> [REQUIREMENTS]
Reproduce, character for character, the lines below from the first through the one with "b_control), (c_cellex, c_control)]". Leave pictures out.

> [ITEMS]
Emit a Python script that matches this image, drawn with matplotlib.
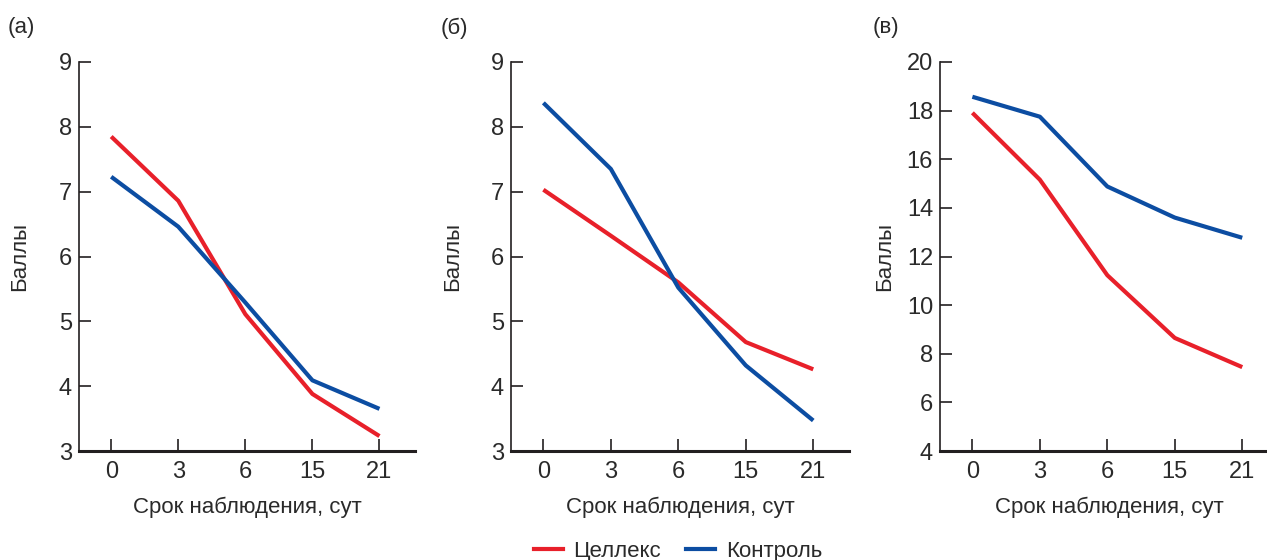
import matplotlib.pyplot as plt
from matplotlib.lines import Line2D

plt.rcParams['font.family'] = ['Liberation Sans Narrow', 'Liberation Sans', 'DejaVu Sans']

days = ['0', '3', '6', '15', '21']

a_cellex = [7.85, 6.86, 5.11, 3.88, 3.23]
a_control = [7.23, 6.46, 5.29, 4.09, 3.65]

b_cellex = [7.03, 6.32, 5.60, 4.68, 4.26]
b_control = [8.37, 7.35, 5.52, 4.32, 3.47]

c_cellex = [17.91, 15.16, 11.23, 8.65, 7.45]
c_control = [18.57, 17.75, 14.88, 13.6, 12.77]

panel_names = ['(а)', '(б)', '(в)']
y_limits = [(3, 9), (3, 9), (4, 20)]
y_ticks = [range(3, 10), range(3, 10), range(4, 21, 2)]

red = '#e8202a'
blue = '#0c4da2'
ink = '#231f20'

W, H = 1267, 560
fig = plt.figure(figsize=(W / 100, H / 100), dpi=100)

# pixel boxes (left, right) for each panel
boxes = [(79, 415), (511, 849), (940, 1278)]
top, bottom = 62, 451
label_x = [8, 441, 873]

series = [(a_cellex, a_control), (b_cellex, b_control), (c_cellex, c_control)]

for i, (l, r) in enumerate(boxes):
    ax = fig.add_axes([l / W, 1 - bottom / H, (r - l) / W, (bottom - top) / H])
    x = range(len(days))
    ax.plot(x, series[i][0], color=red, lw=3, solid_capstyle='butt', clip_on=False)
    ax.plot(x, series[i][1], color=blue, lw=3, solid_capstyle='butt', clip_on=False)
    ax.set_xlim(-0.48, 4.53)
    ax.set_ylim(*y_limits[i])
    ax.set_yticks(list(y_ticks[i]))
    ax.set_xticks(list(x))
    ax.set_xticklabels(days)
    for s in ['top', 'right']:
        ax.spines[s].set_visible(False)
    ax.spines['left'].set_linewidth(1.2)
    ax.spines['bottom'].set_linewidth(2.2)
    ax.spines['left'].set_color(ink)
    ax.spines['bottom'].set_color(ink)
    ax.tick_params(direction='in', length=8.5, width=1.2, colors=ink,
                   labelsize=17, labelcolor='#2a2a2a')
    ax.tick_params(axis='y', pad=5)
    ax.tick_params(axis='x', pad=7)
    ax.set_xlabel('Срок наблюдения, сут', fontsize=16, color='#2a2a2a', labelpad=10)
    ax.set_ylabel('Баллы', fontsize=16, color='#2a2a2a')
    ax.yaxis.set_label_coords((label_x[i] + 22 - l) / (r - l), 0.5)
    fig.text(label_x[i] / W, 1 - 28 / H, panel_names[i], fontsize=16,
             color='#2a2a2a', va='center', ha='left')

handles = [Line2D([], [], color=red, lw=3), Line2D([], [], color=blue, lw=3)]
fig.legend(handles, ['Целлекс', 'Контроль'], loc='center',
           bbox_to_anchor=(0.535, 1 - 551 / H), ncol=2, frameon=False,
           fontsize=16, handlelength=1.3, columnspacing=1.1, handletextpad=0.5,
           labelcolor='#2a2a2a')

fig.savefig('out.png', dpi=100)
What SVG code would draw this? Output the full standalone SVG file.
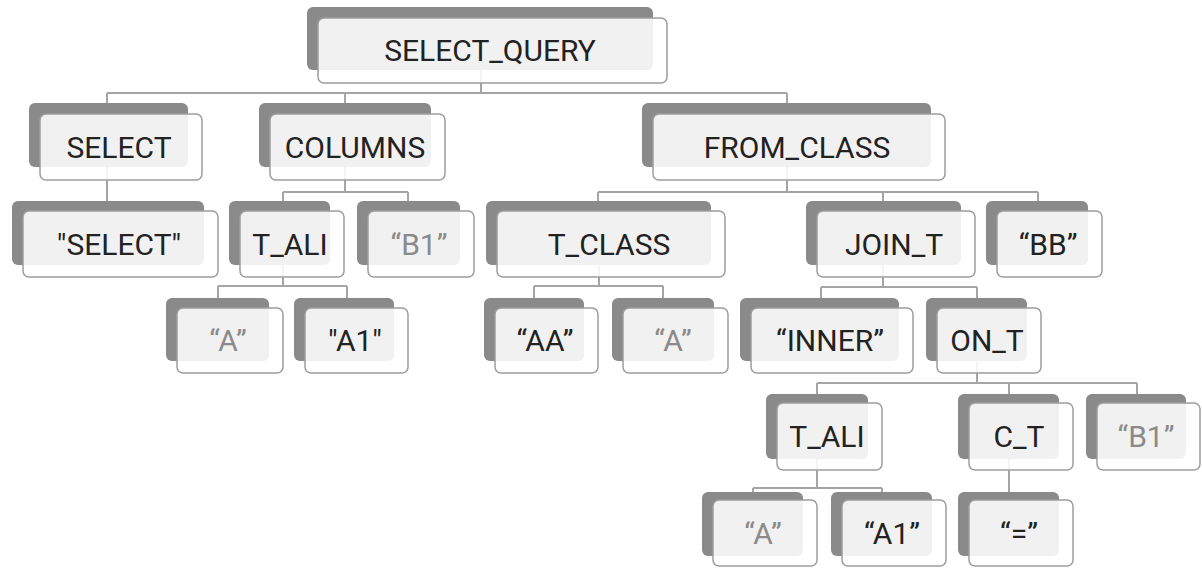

> [THE COMPLETED TASK]
Emit a Python script that matches this image, drawn with matplotlib.
import matplotlib.pyplot as plt
from matplotlib.lines import Line2D

plt.rcParams['font.family'] = ['Liberation Sans Narrow', 'Liberation Sans', 'DejaVu Sans']

days = ['0', '3', '6', '15', '21']

a_cellex = [7.85, 6.86, 5.11, 3.88, 3.23]
a_control = [7.23, 6.46, 5.29, 4.09, 3.65]

b_cellex = [7.03, 6.32, 5.60, 4.68, 4.26]
b_control = [8.37, 7.35, 5.52, 4.32, 3.47]

c_cellex = [17.91, 15.16, 11.23, 8.65, 7.45]
c_control = [18.57, 17.75, 14.88, 13.6, 12.77]

panel_names = ['(а)', '(б)', '(в)']
y_limits = [(3, 9), (3, 9), (4, 20)]
y_ticks = [range(3, 10), range(3, 10), range(4, 21, 2)]

red = '#e8202a'
blue = '#0c4da2'
ink = '#231f20'

W, H = 1267, 560
fig = plt.figure(figsize=(W / 100, H / 100), dpi=100)

# pixel boxes (left, right) for each panel
boxes = [(79, 415), (511, 849), (940, 1278)]
top, bottom = 62, 451
label_x = [8, 441, 873]

series = [(a_cellex, a_control), (b_cellex, b_control), (c_cellex, c_control)]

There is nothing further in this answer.